Les années Vajpayee sont pour l'Inde une époque d'affermissement sur la scène mondiale, tant sur le plan économique que politique.

En 1998, le nationaliste hindou défie la communauté internationale en ordonnant de procéder à des essais de bombes atomiques au Rajasthan.

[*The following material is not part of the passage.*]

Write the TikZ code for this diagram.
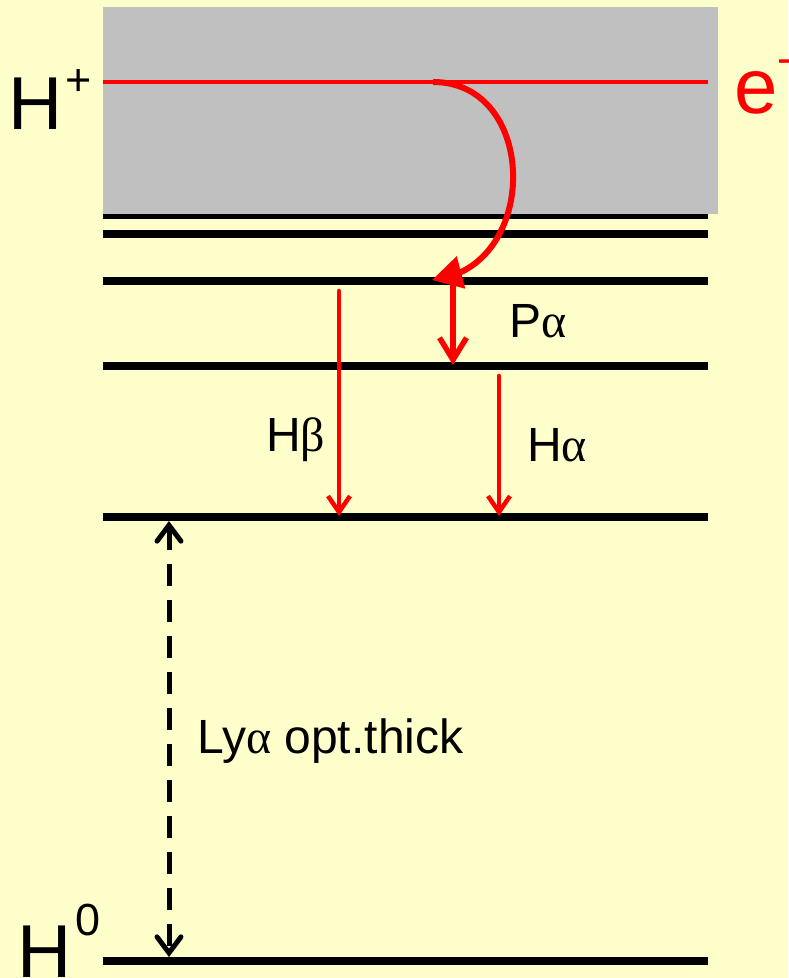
\documentclass[tikz,border=0pt]{standalone}
\usepackage{fontspec}
\setmainfont{Liberation Sans}
\newfontfamily\grk{Liberation Serif}
\usetikzlibrary{arrows.meta,bending}

\definecolor{bgyellow}{HTML}{FFFFCC}
\definecolor{contgray}{HTML}{C0C0C0}

\newcommand{\gr}[1]{{\grk #1}}
\newcommand{\supr}[3]{\kern#1\raisebox{#2}{\fontsize{45}{45}\selectfont #3}}

\tikzset{
  level/.style={line width=8pt},
  lbl/.style={inner sep=0pt, anchor=base west, font=\fontsize{48}{48}\selectfont},
  big/.style={inner sep=0pt, anchor=base west, font=\fontsize{75}{75}\selectfont},
  trans/.style={red, line width=4.5pt, line cap=round, -{Straight Barb[length=16pt,width=22pt]}}
}

\begin{document}
\begin{tikzpicture}[x=1pt, y=-1pt, >=Stealth, line join=round]
  \fill[bgyellow] (0,0) rectangle (788,978);
  \clip (0,0) rectangle (788,978);

  % energy levels
  \foreach \y in {215,234,281,366,517,961}
    \draw[level] (103,\y) -- (708,\y);

  % continuum
  \fill[contgray] (103,7) rectangle (718,214);
  \draw[red, line width=4.5pt] (103,82) -- (708,82);

  \node[big] (hplus) at (8,129) {H\supr{3pt}{34pt}{+}};
  \node[big, font=\fontsize{78}{78}\selectfont, red] (elec) at (734,113) {e\supr{0pt}{40pt}{-}};
  \node[big] (hzero) at (17,977) {H\supr{4pt}{42pt}{0}};

  % recombination
  \coordinate (capt) at (433,82);
  \coordinate (nfour) at (432,280);
  \draw[red, line width=6pt, -{Triangle[length=30pt,width=32pt,flex]}]
    (capt) .. controls (540,82) and (540,270) .. (nfour);

  % cascade
  \coordinate (pa1) at (453,283);
  \coordinate (pa2) at (453,365);
  \draw[red, line width=5.5pt, line cap=round, -{Straight Barb[length=22pt,width=27pt]}] (pa1) -- (pa2);
  \node[lbl] (palpha) at (509,337) {P\gr{α}};

  \coordinate (hb1) at (339,291);
  \coordinate (hb2) at (339,516);
  \draw[trans] (hb1) -- (hb2);
  \node[lbl] (hbeta) at (266,451) {H\gr{β}};

  \coordinate (ha1) at (499,376);
  \coordinate (ha2) at (499,516);
  \draw[trans] (ha1) -- (ha2);
  \node[lbl] (halpha) at (527,461) {H\gr{α}};

  % Ly alpha
  \coordinate (ly1) at (169,521);
  \coordinate (ly2) at (169,957);
  \draw[line width=5pt, dash pattern=on 22pt off 14pt,
    {Straight Barb[length=16pt,width=24pt,line cap=round]}-{Straight Barb[length=16pt,width=24pt,line cap=round]}] (ly1) -- (ly2);
  \node[lbl] (lya) at (197,753) {Ly\gr{α} opt.thick};
\end{tikzpicture}
\end{document}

Cette démonstration de force provoque une volée de sanctions contre l'Inde.

Le Pakistan réplique immédiatement en procédant à ses propres essais, une escalade qui fait redouter une guerre nucléaire dans la région.

- Pacifiste belligérant -

Nourrissant un grand rêve de paix avec le frère ennemi pakistanais, Atal Bihari Vajpayee a alterné le chaud et le froid envers Islamabad. "Vous pouvez changer d'amis, mais pas de voisins", a-t-il un jour déclaré.

En 1999, il se rend en bus au Pakistan pour s'entretenir avec son homologue Nawaz Sharif et suscite un espoir immense.

Peine perdue: quelques mois plus tard, une bataille entre militaires indiens et combattants pro-pakistanais fera un millier de morts dans la région contestée du Cachemire.

Après avoir manqué d'entrer en guerre fin 2001 à la suite d'un attentat contre le Parlement indien, New Delhi et Islamabad initient en 2004 un processus de paix officiel.

Né le jour de Noël 1924 à Gwalior, dans le centre de l'Inde, Vajpayee a flirté dans sa jeunesse avec le communisme et le parti du Congrès avant de rejoindre le puissant Rashtriya Swayamsevak Sangh (RSS, Corps des volontaires nationaux), organisation matrice de l'hindouisme politique, où il a fait ses classes.

Il se démarque par sa personnalité ambivalente: à la fois rêveur et politicien réaliste, il avait pour modèle Jawaharlal Nehru, père de l'indépendance de l'Inde... et figure historique du Congrès, opposé aux nationalistes hindous.

Impressionné par l'éloquence du parlementaire Vajpayee, Nehru alors chef de gouvernement avait d'ailleurs prédit: "ce jeune homme deviendra un jour le Premier ministre du pays".

En raison de lourds problèmes de santé, Atal Bihari Vajpayee avait mis un terme en 2009 à sa carrière politique d'une exceptionnelle longévité.